What is happening in China in 1914CE
The long imperial era of China’s history has ended and the last of its dynasties has left the stage.
In 1894-5, a war with Japan ended in humiliating defeat for the China. Japan gained Taiwan and other territories, and other foreign powers joined in a free-for-all at China’s expense: they demanded (and got) more ports along the coast of China and claimed wide “spheres of influence” around them. The complete dismemberment of the Chinese empire was only averted by rivarlies between the great powers of the day.
These developments undermined support for the Qing dynasty, now widely seen as puppets of the foreign powers, and they deepened the already bitter hatred of foreigners within China. The last years of the 19th century saw the rise of a particularly violent anti-foreign movement known as the Boxers, and many Western missionaries were killed. The Qing court seemed to endorse the movement, and the foreign community in Beijing came under threat from Boxer groups. The Western powers sent an international force to protect their compatriots, which sacked Beijing (1901). The foreign governments then demanded a huge indemnity from China.
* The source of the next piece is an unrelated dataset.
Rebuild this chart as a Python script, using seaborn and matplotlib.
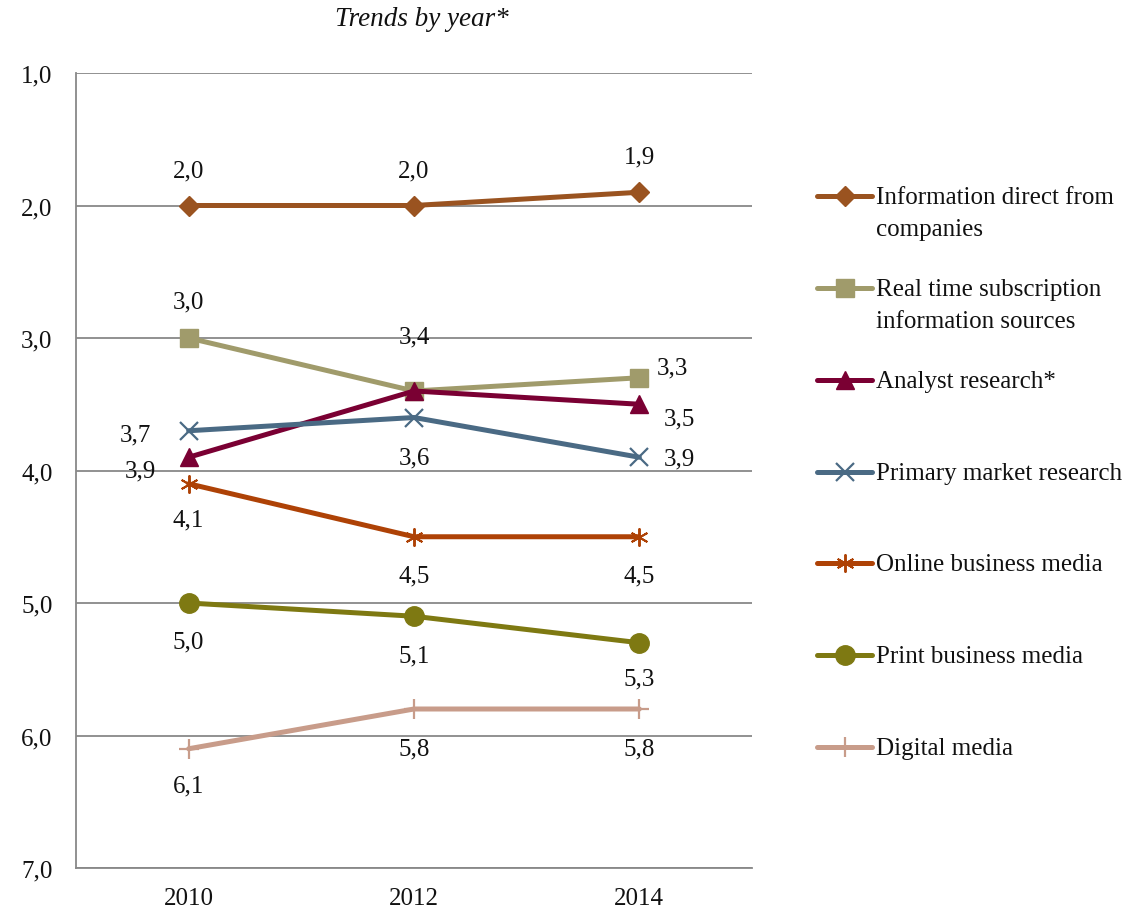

At this point the Qing court enacted a wide range of modernizing measures, but these were too little, too late to save the last of China’s imperial dynasties. In 1911 some Qing policies aimed at bolstering their rule sparked opposition throughout the country, and local garrisons and provincial assemblies one by one seceded from the empire. The commander of the army in Beijing declared a Republic on January 1st, 1912.
Despite the best efforts of such figures as the widely-respected Dr. Sun Yat-sen, the Chinese republic almost immediately starts collapsing into civil war.